The second stage involves bundling these assets into corporate instruments, to maximise value creation through selection of suitable competitive strategies. Finally, all that is required is to produce and manage the farm as disembedded assets, divorcing the financial from the social and environmental realities and externalising these wherever possible.
This model obviously raises concerns at several levels. First off is the policy level, where large, fertile farms are simply perceived to be a “good investment.” This has the potential to inflate the price of prime agricultural land, putting it further out of reach of developing farmers or restitution or redistributive budgets.
Large commercial entities, backed by the likes of pension and insurance funds like Old Mutual and parastatals like the Industrial Development Corporation and the African Development Bank, with increasing numbers of other sometimes-rapacious offshore investors, consolidate landholdings through speculative purchases. These ‘assets,’ along with human and ecological value, are then threatened by asset stripping, extractive agro-commodity production and outsourced farm management, practicing by-the-book high input farming.
Of course, from a commercial perspective this represents an undeniably positive narrative, ostensibly opening up agriculture to modernisation, increased credit lines, improved risk management and related corporate management tools.
However from a social and ecological perspective there are real risks. Most healthy food we eat is grown by smallholders and family farms. Large industrial farms produce primarily commodity crops, typically dealt by the ABCD dealers. These, when turned into industrial food components, play havoc with our collective health. High carb, fat and sugar concoctions, fast foods, ingredients unrecognisable to anyone except a chemist become ‘food.’ Maize and soy are used as animal feed, making animals environmentally destructive but similarly profitable commodities.
From a policy and governance perspective, equally serious issues arise. The embrace of the laissiez faire free market corporate model by South Africa has been instrumental in undermining and delaying land restitution and redistribution. We have become politically more focussed on market stability than social stability. So do we allow market forces to dictate social policy?
We also live in an age of accelerating commodification. The unintended consequences are apparent everywhere – losses of rainforest, topsoil, biodiversity. We are pushing up hard against the planetary boundaries, significantly propelled by our agricultural exploitation of land, water and resources.
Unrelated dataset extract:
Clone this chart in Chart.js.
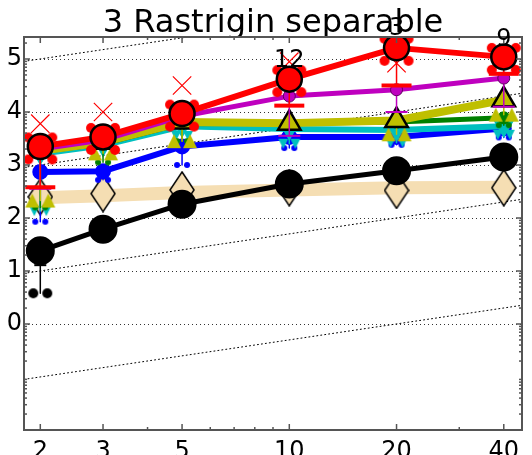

Given these realities we must ask whether our human destiny is safe in the hands an unfettered free market that constantly seeks to maximise profit at any cost, including the earth that sustains us and the social structures that underpin our civilisation. Given the historical track record of corporate care of environmental resources, I would suggest that we need to carefully scrutinise how we manage democratic oversight over this relentless commodification of our natural resources.